Ses images vidéo mettent souvent en cause ces flux qui traversent la planète de part en part, positifs parfois, mais souvent terrifiants lorsqu’ils sont prodigues. Boussa from the Netherlands (2017) est une fable sur le commerce international : des crevettes pêchées aux Pays-Bas, décortiquées par des femmes au Maroc, sont retransportées aux Pays-Bas pour y être vendues. Lorsqu’elle filme des ouvrières et des ouvriers rencontré·es sur le terrain, Bertille Bak entraîne ses modèles dans un travail collaboratif pour recomposer à l’unisson leur situation dans des scènes imaginaires hors de leur lieu de travail. Et si ces œuvres parlent du monde d’aujourd’hui, leur aspect documentaire est évidemment illusoire. Ces circulations internationales sont aussi perceptibles dans Nature morte (2023) : des fleurs coupées passent allègrement les frontières qui résistent aux travailleuses et travailleurs, utilisées hors de toute saisonnalité pour d’absurdes célébrations plus proches des sirènes de la consommation que d’une communion entre êtres.

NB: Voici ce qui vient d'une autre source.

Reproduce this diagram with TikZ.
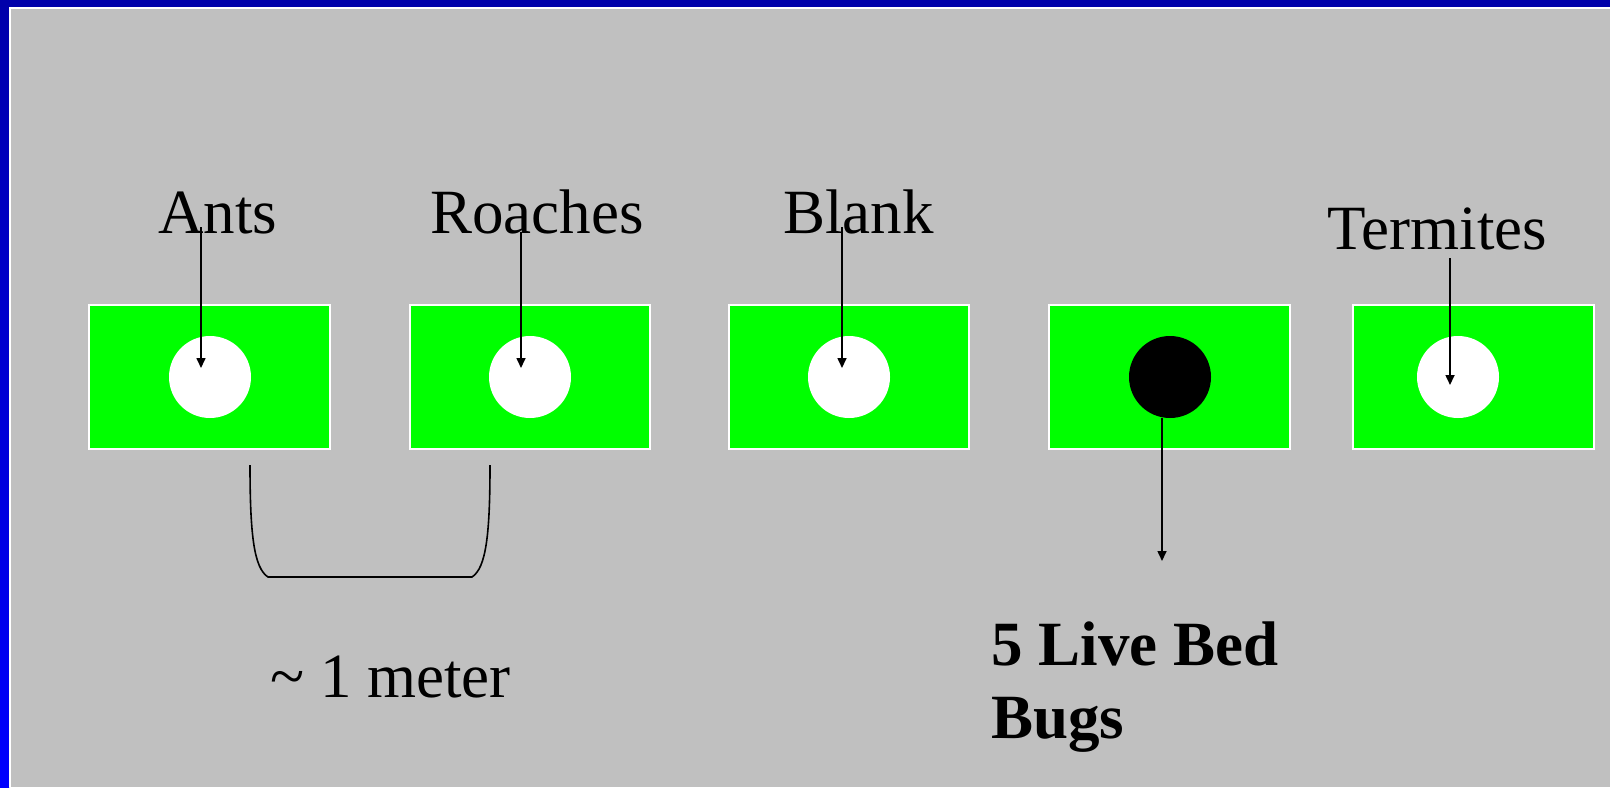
\documentclass[tikz,border=0pt]{standalone}
\usepackage{fontspec}
\setmainfont{Liberation Serif}
\usetikzlibrary{arrows.meta}
\definecolor{bggray}{HTML}{C0C0C0}
\definecolor{darkblue}{HTML}{0000AA}
\definecolor{brightblue}{HTML}{0000FF}
\definecolor{boxgreen}{HTML}{00FF00}
\tikzset{
  dish/.style={draw=white, line width=0.6pt, fill=boxgreen},
  hole/.style={circle, fill=white, minimum size=41pt, inner sep=0pt},
  bughole/.style={circle, fill=black, minimum size=41pt, inner sep=0pt},
  lbl/.style={anchor=base west, inner sep=0pt, font=\fontsize{31.5}{36.5}\selectfont},
  boldlbl/.style={lbl, font=\fontsize{31.5}{36.5}\selectfont\bfseries},
  pointer/.style={line width=0.8pt, -{Triangle[length=5pt,width=4.5pt]}},
  brace/.style={line width=0.8pt}
}
\begin{document}
\begin{tikzpicture}[x=0.5pt,y=-0.5pt]
\useasboundingbox (0,0) rectangle (1610,787);
% background and frame
\fill[bggray] (0,0) rectangle (1610,787);
\shade[top color=darkblue, bottom color=brightblue] (0,0) rectangle (9,787);
\fill[darkblue] (0,0) rectangle (1610,7);
\fill[white] (9,7) rectangle (1610,9);
\fill[white] (9,7) rectangle (11,787);
% dishes
\draw[dish] (89,305) rectangle (330,449);
\draw[dish] (410,305) rectangle (650,449);
\draw[dish] (729,305) rectangle (969,449);
\draw[dish] (1049,305) rectangle (1290,449);
\draw[dish] (1353,305) rectangle (1594,449);
\node[hole] (c1) at (210,377) {};
\node[hole] (c2) at (530,377) {};
\node[hole] (c3) at (849,377) {};
\node[bughole] (c4) at (1170,377) {};
\node[hole] (c5) at (1458,377) {};
% labels
\node[lbl] (ants) at (158,233) {Ants};
\node[lbl] (roaches) at (430,233) {Roaches};
\node[lbl] (blank) at (783,233) {Blank};
\node[lbl] (termites) at (1327,249) {Termites};
\node[lbl] (meter) at (270,697) {\textasciitilde{} 1 meter};
\node[boldlbl] (bugs1) at (991,665) {5 Live Bed};
\node[boldlbl] (bugs2) at (991,738) {Bugs};
% arrow end points
\coordinate (a1s) at (201,227); \coordinate (a1e) at (201,368);
\coordinate (a2s) at (521,232); \coordinate (a2e) at (521,368);
\coordinate (a3s) at (842,227); \coordinate (a3e) at (842,368);
\coordinate (a5s) at (1450,258); \coordinate (a5e) at (1450,385);
\coordinate (a4s) at (1162,418); \coordinate (a4e) at (1162,561);
\draw[pointer] (a1s) -- (a1e);
\draw[pointer] (a2s) -- (a2e);
\draw[pointer] (a3s) -- (a3e);
\draw[pointer] (a5s) -- (a5e);
\draw[pointer] (a4s) -- (a4e);
% distance bracket
\coordinate (bl) at (250,465);
\coordinate (bll) at (268,577);
\coordinate (brr) at (472,577);
\coordinate (br) at (490,465);
\draw[brace] (bl) .. controls (250,535) and (254,568) .. (bll) -- (brr) .. controls (486,568) and (490,535) .. (br);
\end{tikzpicture}
\end{document}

Une profonde humanité émane de ces films. Bertille Bak est attentive à toutes les géographies et toutes les générations, jusqu’à ces personnes âgées dansant dans un bal au son de chansons populaires. Attendrissant au premier regard, avec ses cadrages ronds, Bleus de travail (2020) évoque la surexploitation des poussins vendus aux touristes après avoir été teints de couleurs pastel. Dans le film, ils semblent projetés par des ressorts, telles des fusées multicolores, sur des fils électriques où ils restent perchés. C’est même le bruit d’une mitraillette qui se précise au fur et à mesure que la vidéo progresse. Le son joue toujours un rôle essentiel dans ses compositions. Le travail à la chaîne dans les usines et dans les champs, le travail souterrain, et l’agonie du travail artisanal sont parmi les fils conducteurs qui traversent cette exposition. Dans Mineur mineur (2022), il est question du travail des enfants. Cette vidéo a été entièrement fabriquée à distance pendant le confinement : à Madagascar, en Inde, en Bolivie, en Indonésie et en Thaïlande, chaque famille a reçu de la part de l’artiste un kit pour enregistrer des images. Des enfants trimant dans des mines d’étain, d’or, d’argent, de saphirs et de charbon chorégraphient une scène semblable à une kermesse d’école dont ils sont privés. Leurs silhouettes ont par la suite été incrustées dans d’étroits boyaux miniers vus en coupe comme des fourmilières observées par un entomologiste. Bertille Bak construit avec ses sujets des actions collectives pour dire leur réalité autrement. Elle est de ceux et celles pour qui faire ensemble s’inscrit dans une vision du bonheur. Il en résulte des images spontanées, montées dans la rapidité du geste.
Ces circulations évoquées à l’échelle de la planète apparaissent aussi dans Abus de souffle (2024). Sur des toits de maison, des hommes tiennent des soufflets traditionnels fabriqués par le dernier artisan de Tétouan. L’air projeté par ces instruments se trouve comme propulsé sur un deuxième écran et aspiré par les brosses d’aspirateur que brandissent des personnages le long d’une autre mer. Bertille Bak accorde de plus en plus d’importance à la disposition de ses images dans l’espace. L’effet sonore produit ressemble à une respiration humaine douloureuse et hoquetante issue d’un corps dont l’énergie aurait été vampirisée. Les récits sont construits par des images qui font image, humoristiques, parfois ironiques, mais jamais cyniques.